“As my artist’s statement explains, my work is utterly incomprehensible and is therefore full of deep significance.” ~ Calvin & Hobbes
Jody Lawrence, also known as Mandelsage online, is a visual artist who uses digital tools to create fine art and "motifs". He’s especially passionate about science, space, science-fiction, philosophy and critical thinking and is happiest if any of his creative work inspires others to get interested in learning more about the world.
Note on quality:
First, please know that the GIF motion art pieces that you will be able to download after purchasing are of much higher quality than the on-site previews. Second, for most of my art, I have had to upload slightly smaller images, and/or convert them to JPGs because of upload size restrictions at the time. After purchase, I will contact you to send you the original PNG/TIFF file if that is the case.
Concerning my creative process:
Using fractals to create art is both highly frustrating and rewarding at the same time, for several reasons.
Most people agree that the patterns created by fractals are beautiful; they also believe that generating such patterns using a computer program is not really _art_ and I agree 100% with this. There are those out there that learn the bare minimum, sometimes just enough to know where the "randomise" button is, generate pretty patterns, and call it art. Type 'fractal art' into Google to see a flurry of such images. This is where my frustration lies: People will often see my work and think "Oh, but it is done with computer programs." ...
Yet my creative process is so much more, in which the randomise button is only one of dozens of tools I use. I never have, and never will, simply generate pretty fractal patterns and call them art. It has taken many dedicated months of using and learning the programs I do to create my art.
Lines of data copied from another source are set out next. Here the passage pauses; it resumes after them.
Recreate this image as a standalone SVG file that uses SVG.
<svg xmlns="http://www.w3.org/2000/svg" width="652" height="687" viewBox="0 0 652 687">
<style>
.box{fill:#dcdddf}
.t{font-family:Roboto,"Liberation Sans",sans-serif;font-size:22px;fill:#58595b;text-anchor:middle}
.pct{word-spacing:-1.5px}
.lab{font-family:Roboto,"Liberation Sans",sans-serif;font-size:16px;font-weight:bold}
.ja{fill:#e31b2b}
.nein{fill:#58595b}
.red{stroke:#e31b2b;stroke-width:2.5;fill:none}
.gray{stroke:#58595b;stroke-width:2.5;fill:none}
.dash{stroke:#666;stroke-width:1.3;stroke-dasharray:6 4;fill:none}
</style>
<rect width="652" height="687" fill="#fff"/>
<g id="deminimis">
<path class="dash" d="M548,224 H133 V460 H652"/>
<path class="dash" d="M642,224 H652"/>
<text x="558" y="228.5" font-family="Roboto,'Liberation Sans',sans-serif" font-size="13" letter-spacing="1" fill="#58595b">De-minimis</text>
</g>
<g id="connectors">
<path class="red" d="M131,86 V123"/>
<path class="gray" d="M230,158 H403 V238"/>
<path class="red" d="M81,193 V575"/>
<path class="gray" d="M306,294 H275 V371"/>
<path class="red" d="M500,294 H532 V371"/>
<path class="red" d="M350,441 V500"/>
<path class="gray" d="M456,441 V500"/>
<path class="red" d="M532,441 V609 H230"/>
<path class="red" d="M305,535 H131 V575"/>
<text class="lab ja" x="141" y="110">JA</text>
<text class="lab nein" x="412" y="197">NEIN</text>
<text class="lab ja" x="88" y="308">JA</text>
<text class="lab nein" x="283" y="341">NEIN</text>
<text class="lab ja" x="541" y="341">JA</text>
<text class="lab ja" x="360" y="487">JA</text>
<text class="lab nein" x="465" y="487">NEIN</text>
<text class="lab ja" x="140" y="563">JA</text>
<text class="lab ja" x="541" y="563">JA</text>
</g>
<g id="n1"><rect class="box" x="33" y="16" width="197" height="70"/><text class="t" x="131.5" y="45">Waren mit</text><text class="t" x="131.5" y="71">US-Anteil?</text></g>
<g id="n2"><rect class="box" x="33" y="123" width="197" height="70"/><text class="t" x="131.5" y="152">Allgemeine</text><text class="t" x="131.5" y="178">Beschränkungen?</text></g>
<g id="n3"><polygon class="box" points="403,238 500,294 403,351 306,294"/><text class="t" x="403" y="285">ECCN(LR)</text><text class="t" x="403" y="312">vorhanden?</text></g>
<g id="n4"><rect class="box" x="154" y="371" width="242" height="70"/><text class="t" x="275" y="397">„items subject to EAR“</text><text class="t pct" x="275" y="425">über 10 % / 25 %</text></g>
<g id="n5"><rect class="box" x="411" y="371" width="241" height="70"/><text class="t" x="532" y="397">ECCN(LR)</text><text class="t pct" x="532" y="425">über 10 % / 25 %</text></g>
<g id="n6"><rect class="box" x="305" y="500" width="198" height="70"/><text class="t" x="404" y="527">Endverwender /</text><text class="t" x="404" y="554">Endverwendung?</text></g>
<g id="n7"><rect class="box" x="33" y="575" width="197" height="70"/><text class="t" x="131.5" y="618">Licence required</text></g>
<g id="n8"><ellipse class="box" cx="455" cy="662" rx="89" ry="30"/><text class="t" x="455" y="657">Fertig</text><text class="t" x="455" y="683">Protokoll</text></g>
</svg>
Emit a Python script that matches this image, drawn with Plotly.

The exact way things go depends highly on what my intention is. My favourite process is simply wading into fractal chaos to discover beauty in the disorder. Randomising might be the start of the journey (or else I start with specific formulae in mind - after some time, one learns what formulae do what...), after which playing with several formulae, each with several parameters, help with further exploration (not to mention camera angle, lighting and colouring).
Other times, I have something in mind, and attempt to reach that vision through the knowledge I've gained on how the programs work, trying to bend the forms to match my vision. This is where the rewarding part comes in... Sometimes I'll be lost for days or weeks in the chaos, trying to shape it to my will, before I am happy. Similar, I'm sure, to traditional artists who dedicate themselves to their canvas and are often never 100% satisfied.
As I said, frustrating and rewarding. I can only trust that this will shine through in my work more and more as time goes by.